--- START OF Dataset excerpt ---

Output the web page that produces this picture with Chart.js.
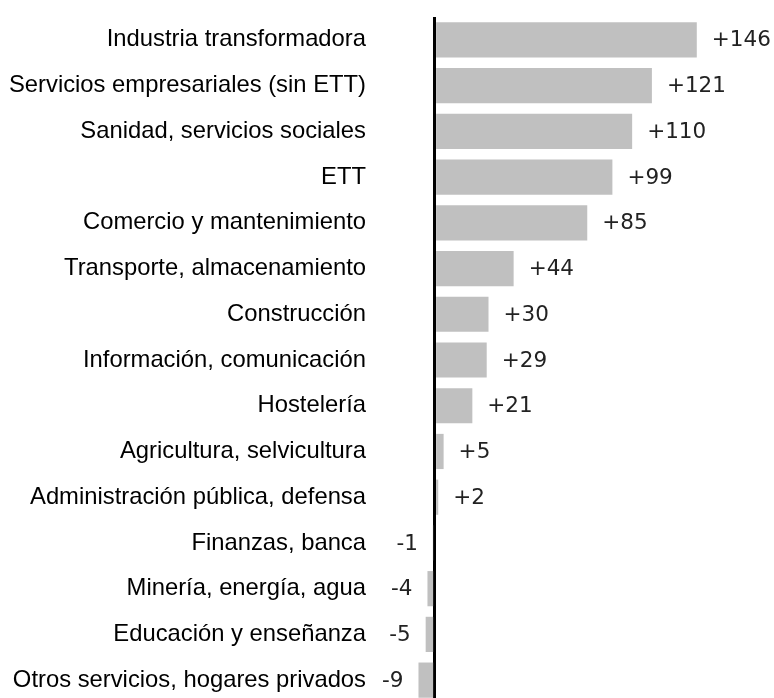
<!DOCTYPE html>
<html>
<head>
<meta charset="utf-8">
<script src="https://cdn.jsdelivr.net/npm/chart.js@4"></script>
<style>
  html, body { margin: 0; padding: 0; background: #fff; overflow: hidden; }
  #wrap { width: 774px; height: 703px; }
</style>
</head>
<body>
<div id="wrap"><canvas id="sectorChart"></canvas></div>
<script>
// Sectores y variación
const sectores = [
    'Industria transformadora',
    'Servicios empresariales (sin ETT)',
    'Sanidad, servicios sociales',
    'ETT',
    'Comercio y mantenimiento',
    'Transporte, almacenamiento',
    'Construcción',
    'Información, comunicación',
    'Hostelería',
    'Agricultura, selvicultura',
    'Administración pública, defensa',
    'Finanzas, banca',
    'Minería, energía, agua',
    'Educación y enseñanza',
    'Otros servicios, hogares privados'
];
const variacion = [146, 121, 110, 99, 85, 44, 30, 29, 21, 5, 2, -1, -4, -5, -9];
const etiquetas = ['+146', '+121', '+110', '+99', '+85', '+44', '+30', '+29', '+21', '+5', '+2', '-1', '-4', '-5', '-9'];

// Etiquetas de valor al final de cada barra
const valueLabels = {
    id: 'valueLabels',
    afterDatasetsDraw(chart) {
        const ctx = chart.ctx;
        const meta = chart.getDatasetMeta(0);
        ctx.save();
        ctx.font = '21.5px "DejaVu Sans"';
        ctx.fillStyle = '#222';
        ctx.textBaseline = 'middle';
        meta.data.forEach((bar, i) => {
            const v = variacion[i];
            if (v >= 0) {
                ctx.textAlign = 'left';
                ctx.fillText(etiquetas[i], bar.x + 15, bar.y + 1);
            } else {
                ctx.textAlign = 'right';
                ctx.fillText(etiquetas[i], bar.x - 15, bar.y + 1);
            }
        });
        ctx.restore();
    }
};

function renderSectorChart() {
    const ctx = document.getElementById('sectorChart').getContext('2d');
    new Chart(ctx, {
        type: 'bar',
        data: {
            labels: sectores,
            datasets: [{
                data: variacion,
                backgroundColor: '#c0c0c0',
                borderWidth: 0,
                categoryPercentage: 1,
                barPercentage: 0.77
            }]
        },
        options: {
            indexAxis: 'y',
            responsive: true,
            maintainAspectRatio: false,
            animation: false,
            layout: { padding: { top: 17, right: 0, bottom: 0, left: 0 } },
            scales: {
                x: {
                    min: -36,
                    max: 189,
                    afterFit: scale => { scale.height = 0; },
                    ticks: { display: false },
                    border: { display: false },
                    grid: {
                        drawTicks: false,
                        color: c => c.tick && c.tick.value === 0 ? '#000' : 'rgba(0,0,0,0)',
                        lineWidth: c => c.tick && c.tick.value === 0 ? 3 : 0
                    }
                },
                y: {
                    afterFit: scale => {
                        scale.width = 370;
                        scale.paddingTop = 0;
                        scale.paddingBottom = 0;
                    },
                    border: { display: false },
                    grid: { display: false, drawTicks: false },
                    ticks: {
                        padding: 4,
                        color: '#000',
                        font: { family: '"Liberation Sans", Arial', size: 23.8 }
                    }
                }
            },
            plugins: {
                legend: { display: false },
                tooltip: { enabled: false }
            }
        },
        plugins: [valueLabels]
    });
}

document.addEventListener('DOMContentLoaded', renderSectorChart);
</script>
</body>
</html>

--- END OF Dataset excerpt ---

Instructions to follow: Repeat the data in full and exactly. Omit pictures.

Solution for this problem:
Output the web page that produces this picture with Chart.js.
<!DOCTYPE html>
<html>
<head>
<meta charset="utf-8">
<script src="https://cdn.jsdelivr.net/npm/chart.js@4"></script>
<style>
  html, body { margin: 0; padding: 0; background: #fff; overflow: hidden; }
  #wrap { width: 774px; height: 703px; }
</style>
</head>
<body>
<div id="wrap"><canvas id="sectorChart"></canvas></div>
<script>
// Sectores y variación
const sectores = [
    'Industria transformadora',
    'Servicios empresariales (sin ETT)',
    'Sanidad, servicios sociales',
    'ETT',
    'Comercio y mantenimiento',
    'Transporte, almacenamiento',
    'Construcción',
    'Información, comunicación',
    'Hostelería',
    'Agricultura, selvicultura',
    'Administración pública, defensa',
    'Finanzas, banca',
    'Minería, energía, agua',
    'Educación y enseñanza',
    'Otros servicios, hogares privados'
];
const variacion = [146, 121, 110, 99, 85, 44, 30, 29, 21, 5, 2, -1, -4, -5, -9];
const etiquetas = ['+146', '+121', '+110', '+99', '+85', '+44', '+30', '+29', '+21', '+5', '+2', '-1', '-4', '-5', '-9'];

// Etiquetas de valor al final de cada barra
const valueLabels = {
    id: 'valueLabels',
    afterDatasetsDraw(chart) {
        const ctx = chart.ctx;
        const meta = chart.getDatasetMeta(0);
        ctx.save();
        ctx.font = '21.5px "DejaVu Sans"';
        ctx.fillStyle = '#222';
        ctx.textBaseline = 'middle';
        meta.data.forEach((bar, i) => {
            const v = variacion[i];
            if (v >= 0) {
                ctx.textAlign = 'left';
                ctx.fillText(etiquetas[i], bar.x + 15, bar.y + 1);
            } else {
                ctx.textAlign = 'right';
                ctx.fillText(etiquetas[i], bar.x - 15, bar.y + 1);
            }
        });
        ctx.restore();
    }
};

function renderSectorChart() {
    const ctx = document.getElementById('sectorChart').getContext('2d');
    new Chart(ctx, {
        type: 'bar',
        data: {
            labels: sectores,
            datasets: [{
                data: variacion,
                backgroundColor: '#c0c0c0',
                borderWidth: 0,
                categoryPercentage: 1,
                barPercentage: 0.77
            }]
        },
        options: {
            indexAxis: 'y',
            responsive: true,
            maintainAspectRatio: false,
            animation: false,
            layout: { padding: { top: 17, right: 0, bottom: 0, left: 0 } },
            scales: {
                x: {
                    min: -36,
                    max: 189,
                    afterFit: scale => { scale.height = 0; },
                    ticks: { display: false },
                    border: { display: false },
                    grid: {
                        drawTicks: false,
                        color: c => c.tick && c.tick.value === 0 ? '#000' : 'rgba(0,0,0,0)',
                        lineWidth: c => c.tick && c.tick.value === 0 ? 3 : 0
                    }
                },
                y: {
                    afterFit: scale => {
                        scale.width = 370;
                        scale.paddingTop = 0;
                        scale.paddingBottom = 0;
                    },
                    border: { display: false },
                    grid: { display: false, drawTicks: false },
                    ticks: {
                        padding: 4,
                        color: '#000',
                        font: { family: '"Liberation Sans", Arial', size: 23.8 }
                    }
                }
            },
            plugins: {
                legend: { display: false },
                tooltip: { enabled: false }
            }
        },
        plugins: [valueLabels]
    });
}

document.addEventListener('DOMContentLoaded', renderSectorChart);
</script>
</body>
</html>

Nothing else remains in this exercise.